Il caso

Barletta, la maxi-frode fiscale da 350 milioni del marketing multilivello sui cosmetici: 4 arresti della Finanza, coinvolta società Chogan

Nel mirino i titolari e un commercialista. L’ipotesi: hanno messo su un sistema per evadere le tasse. Nove in totale gli indagati

BARLETTA - Riguarda una società di Barletta, la Chogan, attiva nel multilevel marketing per la commercializzazione di cosmetici l’operazione della Procura di Trani che oggi 30 maggio 2024 ha portato a quattro arresti (tre in carcere, uno ai domiciliari, più una interdizione dalle attività commerciali) con l’accusa di associazione per delinquere finalizzata alla frode fiscale, riciclaggio ed autoriciclaggio, nonché per reati tributari e fallimentari.

Tra le tre persone portate in carcere c’è un commercialista, Pietro Luigi Scricco, 63 anni, ritenuto la mente del meccanismo fraudolento. In carcere anche il legale rappresentante della società, Michelangelo Paradiso, 52 enne di Barletta, e Liborio Scelzo, 48 anni, di Taranto, residente a Bari. Domiciliari per Arcangela Fumarulo, 49 anni, di Barletta. Interdizione dalle attività imprenditoriali per 6 mesi per Delfino Kemuel Paradiso, 26 anni. Sono nove in totale gli indagati, più la società Chogan Group Spa ai sensi della legge 231. I militari del comando provinciale Bat guidato dal colonnello Pierluca Cassano hanno eseguito sequestri di beni per 355 milioni tra immobili, conti correnti e numerosi beni di lusso, compresa la stessa società indagata che è stata affidata a un amministratore giudiziario.

L’attività investigativa, corroborata anche da mirate attività tecniche - secondo un comunicato stampa della Procura di Trani - ha dapprima fatto emergere un meccanismo illecito finalizzato alla lievitazione dei costi della società strumentale all’ artificioso abbattimento dell’utile di esercizio e la conseguente inferiore liquidazione dell’imposta sul reddito e dell’Imposta sul valore aggiunto, mediante l’esposizione di crediti Iva inesistenti.

Successivamente, è stato altresì acclarato che gli indagati, coadiuvati dal commercialista ritenuto la mente della frode, avevano implementato, sin dal 2017, un più complesso sistema illecito occulto in base al quale la società per azioni contabilizzava i costi connessi alle provvigioni di vendita fatturate dai principali indagati mediante l’emissione di documenti fiscali oggettivamente inesistenti. Fittiziamente qualificati come venditori “porta a porta”, essi godevano di un regime fiscale particolarmente agevolato, se si considera che la tassazione IRPEF era calcolata con l’applicazione di aliquota di fatto pari al 18%, decisamente inferiore persino all’aliquota più bassa (23%) applicata alle persone fisiche con redditi fino a 28mila euro.

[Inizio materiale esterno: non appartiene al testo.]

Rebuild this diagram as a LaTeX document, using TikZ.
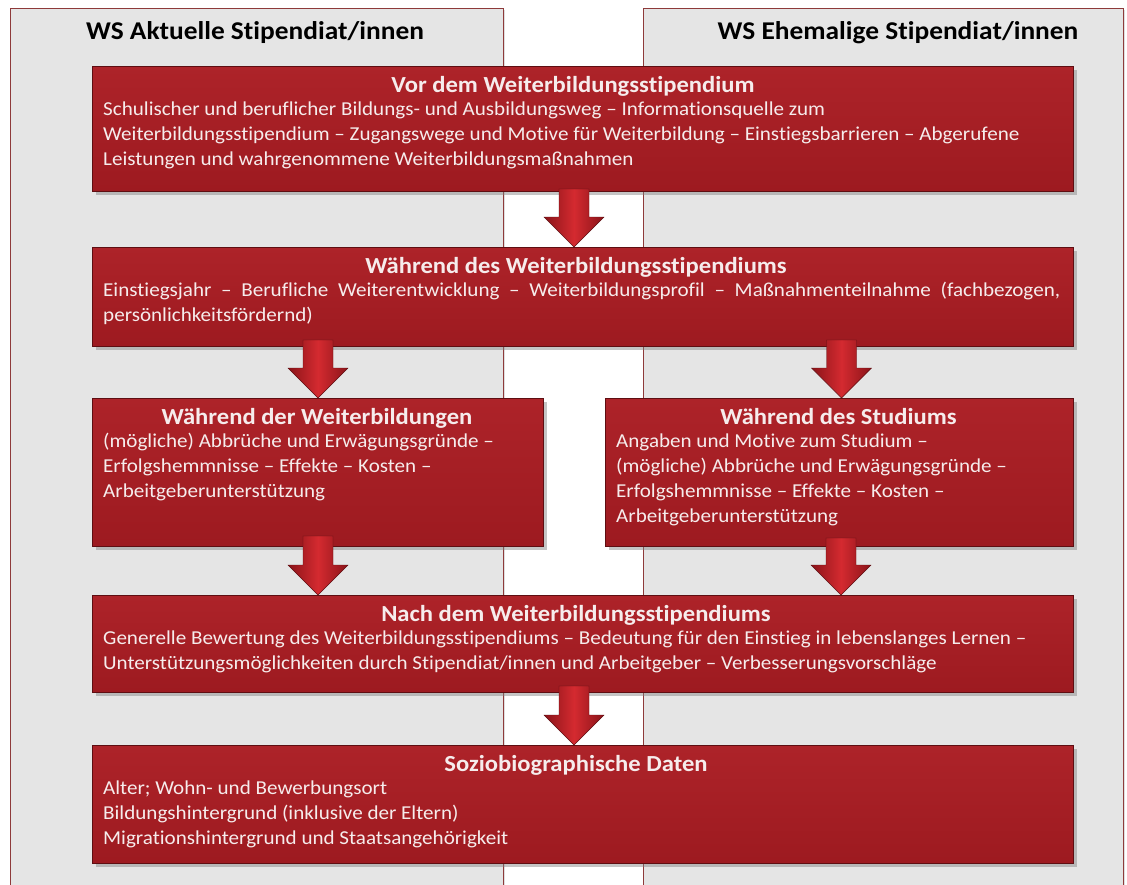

In questo modo è stato ottenuto un duplice vantaggio fiscale: da un lato la tassazione irrisoria delle vendite realizzate (il volume d’affari è pari a 60 milioni di euro), e, d’altro canto, nell’abbattimento quasi totale della base imponibile, mediante la creazione fittizia di ingentissimi costi in capo alla società, così da costituire di fatto un drenaggio di ricchezza sottratta alla tassazione Ires. Secondo l'accusa era stata creata una struttura dotata “di una sostanziale stabile organizzazione sistematicamente preordinata alla perpetrazione di condotte delittuose, da non potersi meramente considerare come estrinsecazione di occasionali accordi ma vere e proprie azioni di reità poste in essere in maniera costante ed omogenea, oltre che ripetuta nel tempo". Del tutto sintomatica è stata ritenuta, ai fini della sussistenza del più grave reato di associazione per delinquere “la spregiudicatezza” con cui non soltanto i sodali "ponevano in essere deliberatamente i fatti in contestazione ma (...) con cui con altrettanta quasi disarmante naturalezza disquisivano di tali fatti“.  Le intercettazioni hanno fatto “evincere in modo assolutamente chiaro la sussistenza di un piano criminoso ben organizzato e collauda-to nel tempo, anche con prospettive rivolte al futuro”.